A capillary tube whose inside radius is `0.5mm` is dipped in water having surface tension `7.0xx10^(-2) N//m`. To what height is the water raised above the normal water level? Angle of contact of water with glass is `0^(@)`. Density of water is `10^(3)kg//m^(3) and g=9.8 m//s^(2)`.

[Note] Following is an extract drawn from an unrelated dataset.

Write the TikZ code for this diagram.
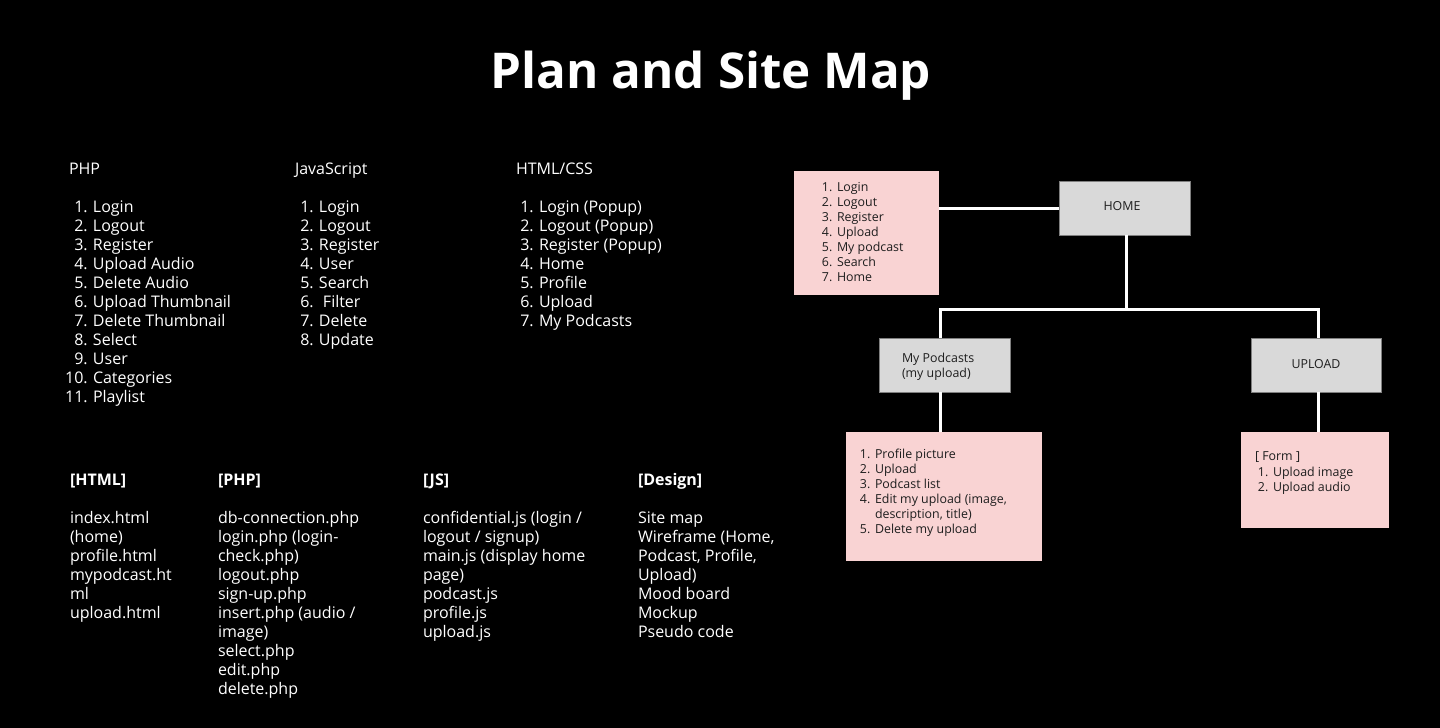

To solve the problem of how high water is raised in a capillary tube, we can use the formula for capillary rise: \[ h = \frac{2T \cos \theta}{R \rho g} \] Where: - \( h \) = height of the liquid column - \( T \) = surface tension of the liquid - \( \theta \) = angle of contact - \( R \) = radius of the capillary tube - \( \rho \) = density of the liquid - \( g \) = acceleration due to gravity ### Step-by-Step Solution: 1. **Identify the given values:** - Surface tension, \( T = 7.0 \times 10^{-2} \, \text{N/m} \) - Radius of the capillary tube, \( R = 0.5 \, \text{mm} = 0.5 \times 10^{-3} \, \text{m} \) - Angle of contact, \( \theta = 0^\circ \) - Density of water, \( \rho = 10^3 \, \text{kg/m}^3 \) - Acceleration due to gravity, \( g = 9.8 \, \text{m/s}^2 \) 2. **Convert the angle of contact to cosine:** - Since \( \theta = 0^\circ \), we have: \[ \cos \theta = \cos(0^\circ) = 1 \] 3. **Substitute the values into the formula:** \[ h = \frac{2 \times (7.0 \times 10^{-2}) \times 1}{(0.5 \times 10^{-3}) \times (10^3) \times (9.8)} \] 4. **Calculate the denominator:** - First, calculate \( R \rho g \): \[ R \rho g = (0.5 \times 10^{-3}) \times (10^3) \times (9.8) = 0.5 \times 9.8 = 4.9 \] 5. **Calculate the numerator:** \[ 2T \cos \theta = 2 \times (7.0 \times 10^{-2}) \times 1 = 0.14 \] 6. **Now, substitute back into the equation for \( h \):** \[ h = \frac{0.14}{4.9} \] 7. **Calculate \( h \):** \[ h \approx 0.02857 \, \text{m} \] 8. **Convert \( h \) to centimeters:** \[ h \approx 0.02857 \, \text{m} \times 100 = 2.857 \, \text{cm} \approx 2.86 \, \text{cm} \] ### Final Answer: The height to which water is raised in the capillary tube is approximately \( 2.86 \, \text{cm} \).